The authors of London were formerly computed by Swift at several thousands,2 and there is not any reason for suspecting that their number has decreased. Of these only a very few can be said to produce, or endeavour to produce new ideas, to extend any principle of science, or gratify the imagination with any uncommon train of images or contexture of events; the rest, however laborious, however arrogant, can only be considered as the drudges of the pen, the manufacturers of literature, who have set up for authors, either with or without a regular initiation, and like other artificers, have no other care than to deliver their tale of wares at the stated time.
It has been formerly imagined, that he who intends the entertainment or instruction of others, must feel in himself some peculiar impulse of genius; that he must watch the happy minute in which his natural fire is excited, in which his mind is elevated with nobler sentiments, enlightened with clearer views, and invigorated with stronger comprehension; that he must carefully select his thoughts and polish his expressions; and animate his efforts with the hope of raising a monument of learning, which neither time nor envy shall be able to destroy.
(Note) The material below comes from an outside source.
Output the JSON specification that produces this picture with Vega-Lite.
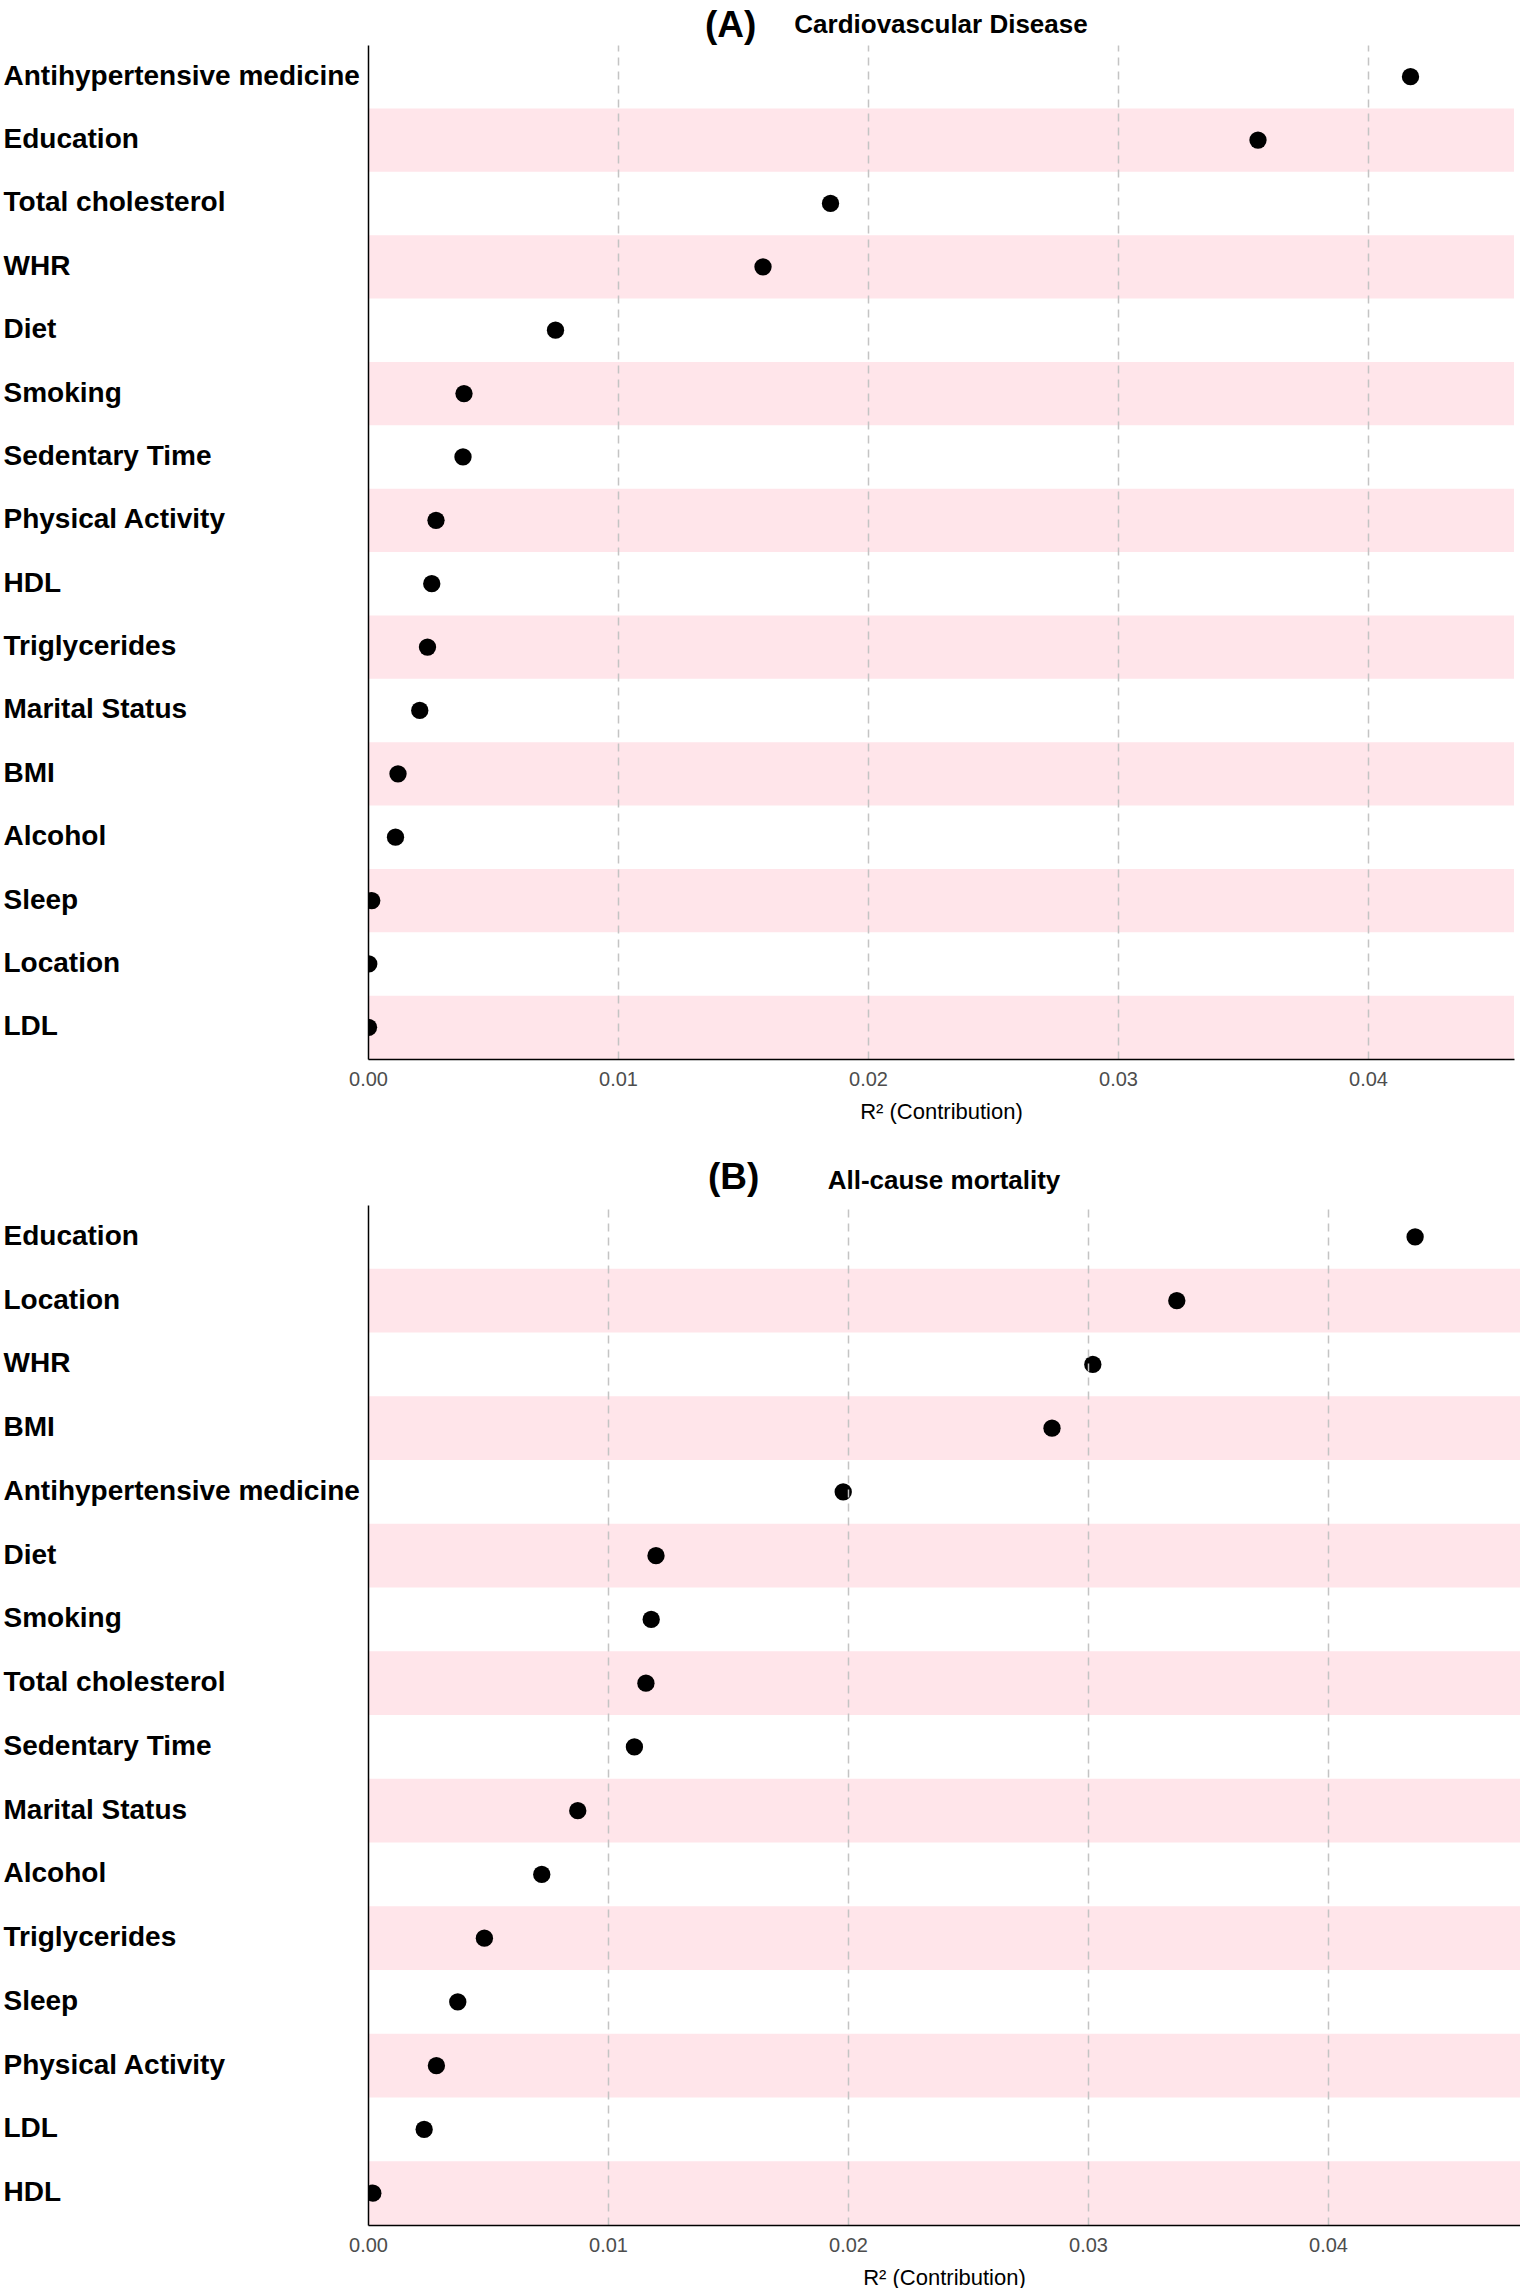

But the authors whom I am now endeavouring to recommend have been too long hackneyed in the ways of men3 to indulge the chimerical ambition of immortality; they have seldom any claim to the trade of writing, but that they have tried some other without success; they perceive no particular summons to composition, except the sound of the clock; they have no other rule than the law or the fashion for admitting their thoughts or rejecting them; and about the opinion of posterity they have little solicitude, for their productions are seldom intended to remain in the world longer than a week.
That such authors are not to be rewarded with praise is evident, since nothing can be admired when it ceases to exist; but surely though they cannot aspire to honour, they may be exempted from ignominy, and adopted into that order of men which deserves our kindness though not our reverence. These papers of the day, the Ephemerœ4 of learning, have uses more adequate to the purposes of common life than more pompous and durable volumes. If it is necessary for every man to be more acquainted with his contemporaries than with past generations, and to rather know the events which may immediately affect his fortune or quiet, than the revolutions of antient kingdoms, in which he has neither possessions nor expectations; if it be pleasing to hear of the preferment and dismission of statesmen, the birth of heirs, and the marriage of beauties, the humble author of journals and gazettes must be considered as a liberal dispenser of beneficial knowledge.
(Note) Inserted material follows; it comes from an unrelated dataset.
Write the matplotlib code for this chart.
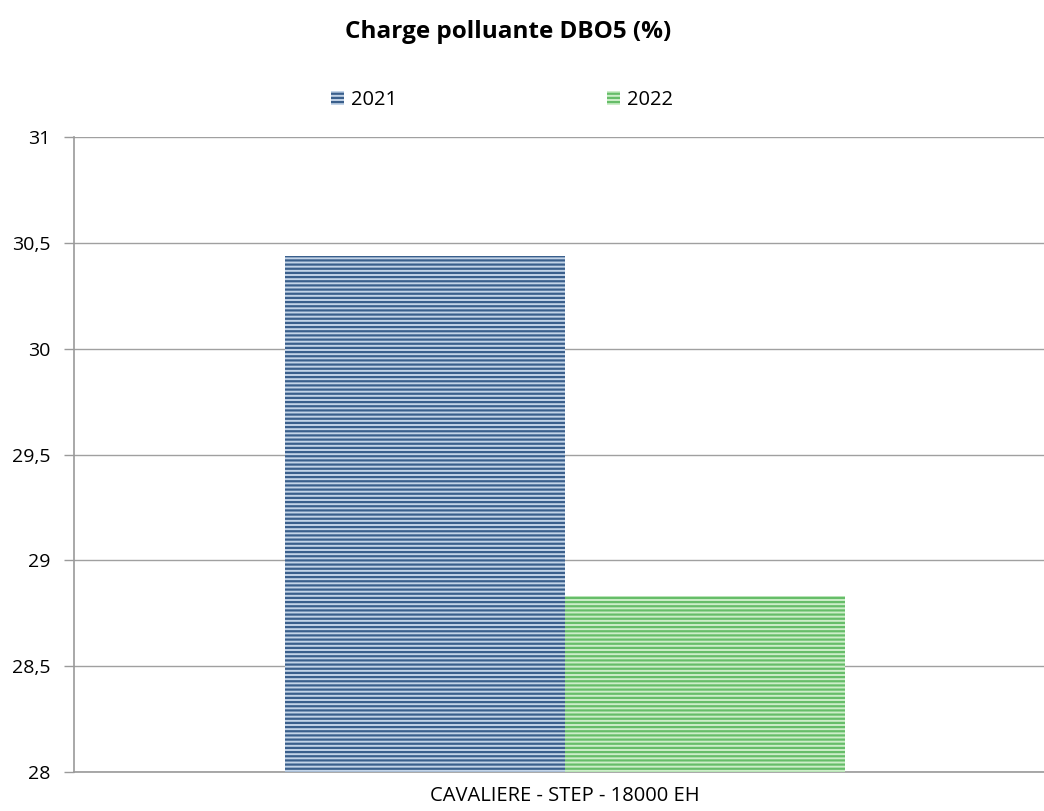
import numpy as np
import matplotlib.pyplot as plt

plt.rcParams['font.family'] = ['Open Sans', 'DejaVu Sans']
plt.rcParams['hatch.linewidth'] = 1.6

categories = ['CAVALIERE - STEP - 18000 EH']
years = ['2021', '2022']
values_2021 = [30.44]
values_2022 = [28.83]
y_ticks = [28, 28.5, 29, 29.5, 30, 30.5, 31]
y_tick_labels = ['28', '28,5', '29', '29,5', '30', '30,5', '31']

fig = plt.figure(figsize=(10.44, 8.11), dpi=100)
ax = fig.add_axes([74 / 1044, 39 / 811, 982 / 1044, 635 / 811])

x = np.arange(len(categories))
width = 0.285
styles = [
    dict(facecolor='#c3d4e8', edgecolor='#3a5f8c'),
    dict(facecolor='#cdeec9', edgecolor='#66bd69'),
]
bars = []
for i, (vals, st) in enumerate(zip([values_2021, values_2022], styles)):
    b = ax.bar(x + (i - 0.5) * width, vals, width, bottom=0,
               facecolor=st['facecolor'], edgecolor=st['edgecolor'],
               hatch='----', linewidth=0, label=years[i], zorder=3)
    bars.append(b)

ax.set_xlim(-0.5, 0.5)
ax.set_ylim(28, 31)
ax.set_yticks(y_ticks)
ax.set_yticklabels(y_tick_labels, fontsize=14)
ax.set_xticks(x)
ax.set_xticklabels(categories, fontsize=14.5)
ax.tick_params(axis='x', length=0, pad=10)
ax.tick_params(axis='y', length=7, width=1, color='#9a9a9a', pad=10)

ax.grid(axis='y', color='#a0a0a0', linewidth=1, zorder=0)
for side in ['top', 'right']:
    ax.spines[side].set_visible(False)
for side in ['left', 'bottom']:
    ax.spines[side].set_color('#9a9a9a')
    ax.spines[side].set_linewidth(1.2)

fig.text(508 / 1044, 1 - 32 / 811, 'Charge polluante DBO5 (%)', ha='center',
         va='center', fontsize=17.5, fontweight='bold')

leg = fig.legend(handles=bars, labels=years, loc='center',
                 bbox_to_anchor=(502 / 1044, 1 - 100 / 811), ncol=2,
                 frameon=False, fontsize=14.5, handlelength=0.65,
                 handleheight=0.65, handletextpad=0.35, columnspacing=10.4)

fig.savefig('out.png', dpi=100)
Even the abridger, compiler and translator, though their labours cannot be ranked with those of the diurnal historiographer, yet must not be rashly doomed to annihilation. Every size of readers requires a genius of correspondent capacity; some delight in abstracts and epitomes because they want room in their memory for long details, and content themselves with effects, without enquiry after causes; some minds are overpowered by splendor of sentiment, as some eyes are offended by a glaring light; such will gladly contemplate an author in an humble imitation, as we look without pain upon the sun in the water.
As every writer has his use, every writer ought to have his patrons; and since no man, however high he may now stand, can be certain that he shall not be soon thrown down from his elevation by criticism or caprice, the common interest of learning requires that her sons should cease from intestine hostilities, and instead of sacrificing each other to malice and contempt, endeavour to avert persecution from the meanest of their fraternity.
No. 146. Saturday, 10 August 1751.
Sunt illic duo, tresve, qui revolvant
Nostrarum tineas ineptiarum:
Sed cum sponsio, fabulæque lassæ
De scorpo fuerint et Incitato.
MART.1
’Tis possible that one or two
These fooleries of mine may view;
But then the bettings must be o’er,
Nor Crab or Childers2 talk’d of more.
F. LEWIS.
None of the projects or designs which exercise the mind of man, are equally subject to obstructions and disappointments with the pursuit of fame. Riches cannot easily be denied to them who have something of greater value to offer in exchange; he whose fortune is endangered by litigation, will not refuse to augment the wealth of the lawyer; he whose days are darkened by languor, or whose nerves are excruciated by pain, is compelled to pay tribute to the science of healing. But praise may be always omitted without inconvenience. When once a man has made celebrity necessary to his happiness, he has put it in the power of the weakest and most timo
rous malignity, if not to take away his satisfaction, at least to withhold it. His enemies may indulge their pride by airy negligence, and gratify their malice by quiet neutrality. They that could never have injured a character by invectives may combine to annihilate it by silence; as the women of Rome threatened to put an end to conquest and dominion, by supplying no children to the commonwealth.3
When a writer has with long toil produced a work intended to burst upon mankind with unexpected lustre, and withdraw the attention of the learned world from every other controversy or enquiry, he is seldom contented to wait long without the enjoyment of his new praises. With an imagination full of his own importance, he walks out like a monarch in disguise, to learn the various opinions of his readers. Prepared to feast upon admiration; composed to encounter censures without emotion; and determined not to suffer his quiet to be injured by a sensibility too exquisite of praise or blame, but to laugh with equal contempt at vain objections and injudicious commendations, he enters the places of mingled conversation, sits down to his tea in an obscure corner, and while he appears to examine a file of antiquated journals, catches the conversation of the whole room. He listens, but hears no mention of his book, and therefore supposes that he has disappointed his curiosity by delay, and that as men of learning would naturally begin their conversation with such a wonderful novelty, they had digressed to other subjects before his arrival. The company disperses, and their places are supplied by others equally ignorant, or equally careless. The same expectation hurries him to another place, from which the same disappointment drives him soon away. His impatience then grows violent and tumultuous; he ranges over the town with restless curiosity, and hears in one quarter of a cricket-match, in another of a pick-pocket; is told by some of an unexpected bankrupcy, by others of a turtle feast;4 is sometimes provoked by importunate enquiries after the white bear, and sometimes with praises of the dancing dog; he is afterwards entreated to give his judgment upon a wager about the height of the monument;5 invited to see a foot race in the adjacent villages; desired to read a ludicrous advertisement; or consulted about the most effectual method of making enquiry after a favourite cat. The whole world is busied in affairs, which he thinks below the notice of reasonable creatures, and which are nevertheless sufficient to withdraw all regard from his labours and his merits.